Preparing for death
Last year a close friend passed away and I became the executor for his estate. He knew his time was limited and could maybe have done a few more things to prepare. I'm listing some of the things I've come across here in the hope that it will help other people in this situation and those that they leave behind.
CAVEAT: None of this should be taken as legal or finanical advice. Consult a professional. Rules vary by country and state.
Digital footprint
We each have a large, complex 'digital footprint' consisting of bank accounts, bills, social media, loyalty programs, ... and it's increasingly hard to find, transfer or shutdown each of those accounts after death. Two-factor authentication, password reset questions, ... and many other aspects of the way websites are created these days make everything harder for those tasked with cleaning them up.
Things to do before you die
- Close out as many accounts as you can. Quora, LinkedIn, Reddit, Cragslist, ... just close them all as soon as you can.
- Move as many accounts as you can to those you will leave behind or at least add your beneficiaries as joint owners on the account so that they can operate the account after you have gone (especially utility bills).
- Make a giant list with everything those left behind will need to know.
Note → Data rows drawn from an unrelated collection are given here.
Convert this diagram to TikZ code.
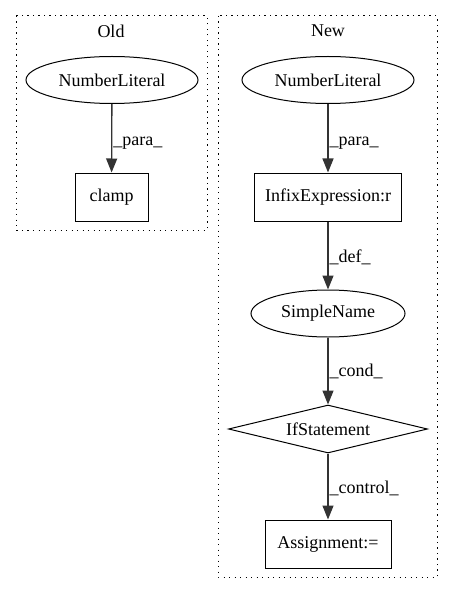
\documentclass[tikz,border=0pt]{standalone}
\usepackage{fontspec}
\setmainfont{Liberation Serif}
\usetikzlibrary{shapes.geometric,arrows.meta}
\tikzset{
  every node/.style={font=\fontsize{18}{21}\selectfont},
  cluster/.style={draw, line width=1pt, dash pattern=on 1.3pt off 4.2pt},
  ell/.style={draw, ellipse, line width=1pt, minimum width=172pt, minimum height=47pt, inner sep=0pt},
  box/.style={draw, rectangle, line width=1pt, minimum height=48pt, inner sep=0pt},
  dia/.style={draw, diamond, aspect=4.15, line width=1pt, minimum width=199pt, minimum height=48pt, inner sep=0pt},
  edge/.style={draw=black!80, line width=1.3pt, -{Triangle[length=14pt,width=11pt]}},
  elab/.style={anchor=west, inner sep=0pt},
}
\begin{document}
\begin{tikzpicture}[x=1pt,y=-1pt]
\useasboundingbox (0,0) rectangle (453,596);
% clusters
\draw[cluster] (16,16) rectangle (207,230);
\node (oldlab) at (111,31) {Old};
\draw[cluster] (218,16) rectangle (437,577);
\node (newlab) at (328,31) {New};
% old
\node[ell] (onl) at (112,80) {NumberLiteral};
\node[box, minimum width=73pt] (clamp) at (111.5,197) {clamp};
\draw[edge] (onl) -- (clamp) node[elab, pos=0.57, xshift=1pt] {\_para\_};
% new
\node[ell] (nnl) at (328,80) {NumberLiteral};
\node[box, minimum width=147pt] (infix) at (328,197) {InfixExpression:r};
\node[ell, minimum width=154pt, minimum height=47pt] (sn) at (328,313.5) {SimpleName};
\node[dia] (ifs) at (328,429) {IfStatement};
\node[box, minimum width=126pt] (asg) at (328,544) {Assignment:=};
\draw[edge] (nnl) -- (infix) node[elab, pos=0.57, xshift=1pt] {\_para\_};
\draw[edge] (infix) -- (sn) node[elab, pos=0.53, xshift=1pt] {\_def\_};
\draw[edge] (sn) -- (ifs) node[elab, pos=0.5, xshift=1pt] {\_cond\_};
\draw[edge] (ifs) -- (asg) node[elab, pos=0.53, xshift=1pt] {\_control\_};
\end{tikzpicture}
\end{document}
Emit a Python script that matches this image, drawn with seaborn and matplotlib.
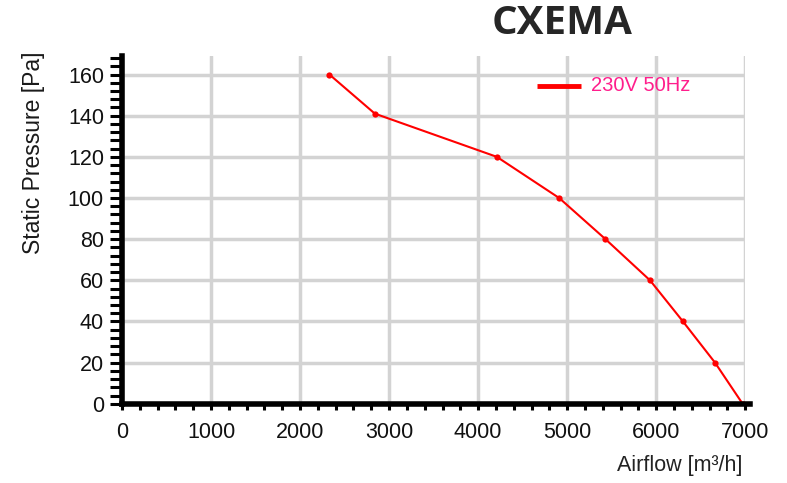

Bank accounts, social security numbers, dates of birth, places of birth, answers to memorable questions, ...
- Make sure your 401k or retirement accounts have named beneficiaries. If they do, the money can go straight to those people bypassing probate.
- Make sure your bank accounts are designated Joint Tenant With Rights of Survivorhsip (JTWROS) where that matters, otherwise your business partner, say, might be locked out when you die until after the estate is settled.
- Make sure your house title and car registrations are in joint names. Even better, can you put any of them in your beneficiaries names before death by gifting them? It might not save any tax but it will save your executor from a bunch of work.
- If you elected online statements from your bank, turn it off right away and go back to paper statements. On death all your accounts may need to be closed and reopened as a single 'Estate of ...' account. When that happens your executor loses access to online banking and although you can request copies from the bank that takes time.
- Make sure you have a register of checks written especially for taxes, home improvements and other items that will matter next year and possibly for longer. A bank statement with just "Check 1234 $567.89" is no use whatsoever in trying to figure out how much estimated tax you paid last year.
- Do your taxes early, or at least all the preparation work so your executor can just complete them and file them right away.
- Prepay insurance and other bills for several months so that nobody loses their cellphone account, or gets overdue fees during the months it will take to sort everything out.
- If you are leaving kids behind, make sure they have their own bank accounts, debit cards and credit cards if possible. As soon as they reach 18 convert those accounts into adult accounts so that they can have check books and other banking features that aren't available to minors. (You should do this anyway - educate your kids in money matters as early as possible).
- Make a file with every certificate and legal document your executor or kids might need when you are gone: birth certificate, marriage certificate, passport, ...
- Make a list of online accounts, usernames, passwords, ... and note what should happen to each when you are gone.
- Make a list of assets and the value of each: cars, jewlery, art, ... including any appraisals you have for them.
- Spend all your airmiles and loyalty points as you go along. The benefit from using them for travel typically outweighs any other benefit, but most of them cannot be transferred after death as travel points, some are lost entirely and some may be redeemable for gift cards. If you have any left and can convert them to gift cards, do it now, and give the cards to your beneficiaries directly! Sometimes the only option is to donate the points to charity, do that now too, don't wait, it's one less trouble for those you leave behind.
- Create a digital archive with all the electronic documents that might be useful to your successors. Past tax returns, copies of agreements, certificates, ... put it on an SD card and put it in dropbox or somewhere else with a secure password. Write that password down, put it in an envelope and make sure people who where to find that envelope.
- Sell assets: start the garage sale now and turn as many unwanted items into cash.